* Begin Records for this exercise *

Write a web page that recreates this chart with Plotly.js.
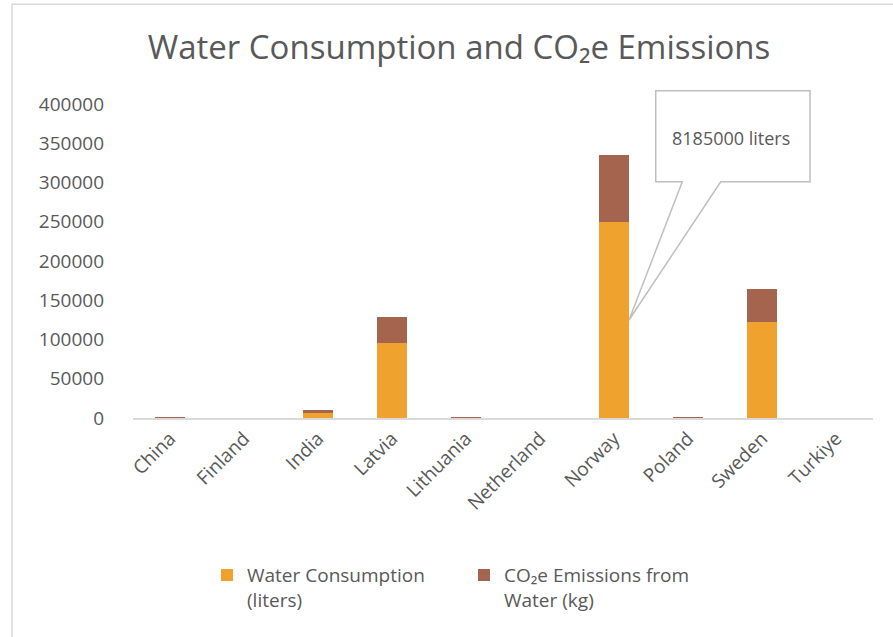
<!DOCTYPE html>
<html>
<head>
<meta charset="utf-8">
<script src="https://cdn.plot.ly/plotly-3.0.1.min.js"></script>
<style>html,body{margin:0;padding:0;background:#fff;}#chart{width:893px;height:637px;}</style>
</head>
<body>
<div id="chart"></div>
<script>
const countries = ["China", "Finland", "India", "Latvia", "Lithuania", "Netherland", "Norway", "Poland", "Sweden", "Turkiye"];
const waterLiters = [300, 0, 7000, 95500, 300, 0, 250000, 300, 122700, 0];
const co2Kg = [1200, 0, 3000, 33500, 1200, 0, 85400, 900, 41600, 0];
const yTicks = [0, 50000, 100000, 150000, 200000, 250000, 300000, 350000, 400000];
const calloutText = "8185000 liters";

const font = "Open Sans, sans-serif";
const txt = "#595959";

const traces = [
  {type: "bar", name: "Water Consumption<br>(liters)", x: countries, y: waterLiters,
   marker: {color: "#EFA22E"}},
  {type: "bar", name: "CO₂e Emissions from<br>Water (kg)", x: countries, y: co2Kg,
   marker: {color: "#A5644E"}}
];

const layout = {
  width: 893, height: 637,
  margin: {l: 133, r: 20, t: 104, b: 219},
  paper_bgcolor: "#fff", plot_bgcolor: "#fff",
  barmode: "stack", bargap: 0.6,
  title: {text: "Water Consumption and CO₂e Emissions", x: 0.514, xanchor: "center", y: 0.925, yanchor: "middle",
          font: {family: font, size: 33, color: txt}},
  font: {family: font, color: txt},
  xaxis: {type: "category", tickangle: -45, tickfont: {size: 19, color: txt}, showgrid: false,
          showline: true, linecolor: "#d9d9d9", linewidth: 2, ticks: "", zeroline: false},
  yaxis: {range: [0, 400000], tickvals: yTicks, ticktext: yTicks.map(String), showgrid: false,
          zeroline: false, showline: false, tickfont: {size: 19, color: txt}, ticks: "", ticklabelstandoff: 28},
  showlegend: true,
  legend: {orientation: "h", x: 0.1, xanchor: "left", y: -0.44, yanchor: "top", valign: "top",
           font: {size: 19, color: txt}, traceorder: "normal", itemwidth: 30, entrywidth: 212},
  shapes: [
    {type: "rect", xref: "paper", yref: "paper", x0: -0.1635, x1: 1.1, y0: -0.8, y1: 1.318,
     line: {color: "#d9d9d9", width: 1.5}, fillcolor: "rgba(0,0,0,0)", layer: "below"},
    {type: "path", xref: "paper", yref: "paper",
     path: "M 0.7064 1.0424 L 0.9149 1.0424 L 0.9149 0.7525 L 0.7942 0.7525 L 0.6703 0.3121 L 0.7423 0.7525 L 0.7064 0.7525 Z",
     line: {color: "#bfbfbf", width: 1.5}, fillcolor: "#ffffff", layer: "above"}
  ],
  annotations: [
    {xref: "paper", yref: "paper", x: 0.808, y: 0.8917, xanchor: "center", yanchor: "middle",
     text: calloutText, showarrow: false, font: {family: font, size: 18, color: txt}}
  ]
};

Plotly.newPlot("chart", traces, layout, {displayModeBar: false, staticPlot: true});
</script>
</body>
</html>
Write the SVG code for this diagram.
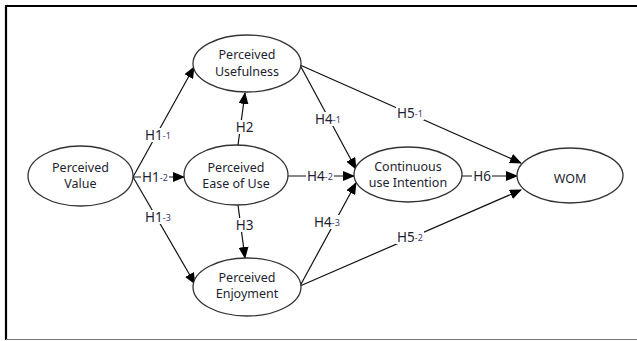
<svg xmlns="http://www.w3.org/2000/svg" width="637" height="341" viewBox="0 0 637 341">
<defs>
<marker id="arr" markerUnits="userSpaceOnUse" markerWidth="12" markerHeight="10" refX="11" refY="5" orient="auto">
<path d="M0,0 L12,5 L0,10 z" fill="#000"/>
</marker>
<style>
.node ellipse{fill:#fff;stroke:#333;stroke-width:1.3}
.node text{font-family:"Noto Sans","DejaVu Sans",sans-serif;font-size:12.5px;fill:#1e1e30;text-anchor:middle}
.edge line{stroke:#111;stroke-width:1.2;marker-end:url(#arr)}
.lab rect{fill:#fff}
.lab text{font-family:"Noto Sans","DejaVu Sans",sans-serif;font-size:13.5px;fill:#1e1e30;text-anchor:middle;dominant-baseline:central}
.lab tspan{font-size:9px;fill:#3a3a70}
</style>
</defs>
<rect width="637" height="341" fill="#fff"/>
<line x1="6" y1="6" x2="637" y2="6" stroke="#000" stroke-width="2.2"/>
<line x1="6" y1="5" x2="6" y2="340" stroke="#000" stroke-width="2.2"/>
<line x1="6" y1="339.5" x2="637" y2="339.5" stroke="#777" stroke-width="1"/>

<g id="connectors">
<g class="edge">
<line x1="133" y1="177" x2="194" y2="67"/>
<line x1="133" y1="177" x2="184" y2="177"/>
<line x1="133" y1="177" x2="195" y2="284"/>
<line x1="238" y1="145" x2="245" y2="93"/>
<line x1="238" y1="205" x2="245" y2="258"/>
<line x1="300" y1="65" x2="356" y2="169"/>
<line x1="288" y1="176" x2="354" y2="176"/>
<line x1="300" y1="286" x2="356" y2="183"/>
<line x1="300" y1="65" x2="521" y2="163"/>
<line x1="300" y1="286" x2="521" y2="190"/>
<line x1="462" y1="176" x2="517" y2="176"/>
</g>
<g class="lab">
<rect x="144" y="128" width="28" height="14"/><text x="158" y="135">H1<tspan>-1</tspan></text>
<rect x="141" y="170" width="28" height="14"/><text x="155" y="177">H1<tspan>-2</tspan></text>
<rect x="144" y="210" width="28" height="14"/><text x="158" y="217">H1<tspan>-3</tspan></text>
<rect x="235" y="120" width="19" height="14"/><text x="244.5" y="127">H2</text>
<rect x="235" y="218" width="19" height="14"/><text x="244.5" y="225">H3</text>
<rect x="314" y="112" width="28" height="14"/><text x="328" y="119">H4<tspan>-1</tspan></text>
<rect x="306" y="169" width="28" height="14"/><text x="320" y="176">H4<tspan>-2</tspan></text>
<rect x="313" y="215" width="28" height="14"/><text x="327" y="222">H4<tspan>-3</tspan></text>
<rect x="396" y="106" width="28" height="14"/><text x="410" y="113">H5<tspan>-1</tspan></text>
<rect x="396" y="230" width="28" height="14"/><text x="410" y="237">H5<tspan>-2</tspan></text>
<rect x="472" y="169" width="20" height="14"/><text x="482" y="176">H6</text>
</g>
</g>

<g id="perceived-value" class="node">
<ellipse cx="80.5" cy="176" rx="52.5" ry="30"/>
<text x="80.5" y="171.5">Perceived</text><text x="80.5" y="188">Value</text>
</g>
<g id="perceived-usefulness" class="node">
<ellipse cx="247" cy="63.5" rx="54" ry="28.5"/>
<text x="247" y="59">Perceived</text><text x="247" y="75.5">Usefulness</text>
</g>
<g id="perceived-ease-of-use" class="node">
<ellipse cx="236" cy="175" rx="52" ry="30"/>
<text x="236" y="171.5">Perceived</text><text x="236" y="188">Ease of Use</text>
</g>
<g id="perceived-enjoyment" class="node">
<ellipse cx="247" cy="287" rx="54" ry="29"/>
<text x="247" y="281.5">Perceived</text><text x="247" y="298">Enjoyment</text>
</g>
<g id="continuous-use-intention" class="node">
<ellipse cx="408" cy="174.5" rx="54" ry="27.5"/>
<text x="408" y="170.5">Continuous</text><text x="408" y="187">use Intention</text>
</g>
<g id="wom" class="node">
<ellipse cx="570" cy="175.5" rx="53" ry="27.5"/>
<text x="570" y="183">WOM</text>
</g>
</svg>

* End Records for this exercise *

Exercise task —
Omit the pictures and restate the rest of the records verbatim.

Solution below —
Write a web page that recreates this chart with Plotly.js.
<!DOCTYPE html>
<html>
<head>
<meta charset="utf-8">
<script src="https://cdn.plot.ly/plotly-3.0.1.min.js"></script>
<style>html,body{margin:0;padding:0;background:#fff;}#chart{width:893px;height:637px;}</style>
</head>
<body>
<div id="chart"></div>
<script>
const countries = ["China", "Finland", "India", "Latvia", "Lithuania", "Netherland", "Norway", "Poland", "Sweden", "Turkiye"];
const waterLiters = [300, 0, 7000, 95500, 300, 0, 250000, 300, 122700, 0];
const co2Kg = [1200, 0, 3000, 33500, 1200, 0, 85400, 900, 41600, 0];
const yTicks = [0, 50000, 100000, 150000, 200000, 250000, 300000, 350000, 400000];
const calloutText = "8185000 liters";

const font = "Open Sans, sans-serif";
const txt = "#595959";

const traces = [
  {type: "bar", name: "Water Consumption<br>(liters)", x: countries, y: waterLiters,
   marker: {color: "#EFA22E"}},
  {type: "bar", name: "CO₂e Emissions from<br>Water (kg)", x: countries, y: co2Kg,
   marker: {color: "#A5644E"}}
];

const layout = {
  width: 893, height: 637,
  margin: {l: 133, r: 20, t: 104, b: 219},
  paper_bgcolor: "#fff", plot_bgcolor: "#fff",
  barmode: "stack", bargap: 0.6,
  title: {text: "Water Consumption and CO₂e Emissions", x: 0.514, xanchor: "center", y: 0.925, yanchor: "middle",
          font: {family: font, size: 33, color: txt}},
  font: {family: font, color: txt},
  xaxis: {type: "category", tickangle: -45, tickfont: {size: 19, color: txt}, showgrid: false,
          showline: true, linecolor: "#d9d9d9", linewidth: 2, ticks: "", zeroline: false},
  yaxis: {range: [0, 400000], tickvals: yTicks, ticktext: yTicks.map(String), showgrid: false,
          zeroline: false, showline: false, tickfont: {size: 19, color: txt}, ticks: "", ticklabelstandoff: 28},
  showlegend: true,
  legend: {orientation: "h", x: 0.1, xanchor: "left", y: -0.44, yanchor: "top", valign: "top",
           font: {size: 19, color: txt}, traceorder: "normal", itemwidth: 30, entrywidth: 212},
  shapes: [
    {type: "rect", xref: "paper", yref: "paper", x0: -0.1635, x1: 1.1, y0: -0.8, y1: 1.318,
     line: {color: "#d9d9d9", width: 1.5}, fillcolor: "rgba(0,0,0,0)", layer: "below"},
    {type: "path", xref: "paper", yref: "paper",
     path: "M 0.7064 1.0424 L 0.9149 1.0424 L 0.9149 0.7525 L 0.7942 0.7525 L 0.6703 0.3121 L 0.7423 0.7525 L 0.7064 0.7525 Z",
     line: {color: "#bfbfbf", width: 1.5}, fillcolor: "#ffffff", layer: "above"}
  ],
  annotations: [
    {xref: "paper", yref: "paper", x: 0.808, y: 0.8917, xanchor: "center", yanchor: "middle",
     text: calloutText, showarrow: false, font: {family: font, size: 18, color: txt}}
  ]
};

Plotly.newPlot("chart", traces, layout, {displayModeBar: false, staticPlot: true});
</script>
</body>
</html>
Write the SVG code for this diagram.
<svg xmlns="http://www.w3.org/2000/svg" width="637" height="341" viewBox="0 0 637 341">
<defs>
<marker id="arr" markerUnits="userSpaceOnUse" markerWidth="12" markerHeight="10" refX="11" refY="5" orient="auto">
<path d="M0,0 L12,5 L0,10 z" fill="#000"/>
</marker>
<style>
.node ellipse{fill:#fff;stroke:#333;stroke-width:1.3}
.node text{font-family:"Noto Sans","DejaVu Sans",sans-serif;font-size:12.5px;fill:#1e1e30;text-anchor:middle}
.edge line{stroke:#111;stroke-width:1.2;marker-end:url(#arr)}
.lab rect{fill:#fff}
.lab text{font-family:"Noto Sans","DejaVu Sans",sans-serif;font-size:13.5px;fill:#1e1e30;text-anchor:middle;dominant-baseline:central}
.lab tspan{font-size:9px;fill:#3a3a70}
</style>
</defs>
<rect width="637" height="341" fill="#fff"/>
<line x1="6" y1="6" x2="637" y2="6" stroke="#000" stroke-width="2.2"/>
<line x1="6" y1="5" x2="6" y2="340" stroke="#000" stroke-width="2.2"/>
<line x1="6" y1="339.5" x2="637" y2="339.5" stroke="#777" stroke-width="1"/>

<g id="connectors">
<g class="edge">
<line x1="133" y1="177" x2="194" y2="67"/>
<line x1="133" y1="177" x2="184" y2="177"/>
<line x1="133" y1="177" x2="195" y2="284"/>
<line x1="238" y1="145" x2="245" y2="93"/>
<line x1="238" y1="205" x2="245" y2="258"/>
<line x1="300" y1="65" x2="356" y2="169"/>
<line x1="288" y1="176" x2="354" y2="176"/>
<line x1="300" y1="286" x2="356" y2="183"/>
<line x1="300" y1="65" x2="521" y2="163"/>
<line x1="300" y1="286" x2="521" y2="190"/>
<line x1="462" y1="176" x2="517" y2="176"/>
</g>
<g class="lab">
<rect x="144" y="128" width="28" height="14"/><text x="158" y="135">H1<tspan>-1</tspan></text>
<rect x="141" y="170" width="28" height="14"/><text x="155" y="177">H1<tspan>-2</tspan></text>
<rect x="144" y="210" width="28" height="14"/><text x="158" y="217">H1<tspan>-3</tspan></text>
<rect x="235" y="120" width="19" height="14"/><text x="244.5" y="127">H2</text>
<rect x="235" y="218" width="19" height="14"/><text x="244.5" y="225">H3</text>
<rect x="314" y="112" width="28" height="14"/><text x="328" y="119">H4<tspan>-1</tspan></text>
<rect x="306" y="169" width="28" height="14"/><text x="320" y="176">H4<tspan>-2</tspan></text>
<rect x="313" y="215" width="28" height="14"/><text x="327" y="222">H4<tspan>-3</tspan></text>
<rect x="396" y="106" width="28" height="14"/><text x="410" y="113">H5<tspan>-1</tspan></text>
<rect x="396" y="230" width="28" height="14"/><text x="410" y="237">H5<tspan>-2</tspan></text>
<rect x="472" y="169" width="20" height="14"/><text x="482" y="176">H6</text>
</g>
</g>

<g id="perceived-value" class="node">
<ellipse cx="80.5" cy="176" rx="52.5" ry="30"/>
<text x="80.5" y="171.5">Perceived</text><text x="80.5" y="188">Value</text>
</g>
<g id="perceived-usefulness" class="node">
<ellipse cx="247" cy="63.5" rx="54" ry="28.5"/>
<text x="247" y="59">Perceived</text><text x="247" y="75.5">Usefulness</text>
</g>
<g id="perceived-ease-of-use" class="node">
<ellipse cx="236" cy="175" rx="52" ry="30"/>
<text x="236" y="171.5">Perceived</text><text x="236" y="188">Ease of Use</text>
</g>
<g id="perceived-enjoyment" class="node">
<ellipse cx="247" cy="287" rx="54" ry="29"/>
<text x="247" y="281.5">Perceived</text><text x="247" y="298">Enjoyment</text>
</g>
<g id="continuous-use-intention" class="node">
<ellipse cx="408" cy="174.5" rx="54" ry="27.5"/>
<text x="408" y="170.5">Continuous</text><text x="408" y="187">use Intention</text>
</g>
<g id="wom" class="node">
<ellipse cx="570" cy="175.5" rx="53" ry="27.5"/>
<text x="570" y="183">WOM</text>
</g>
</svg>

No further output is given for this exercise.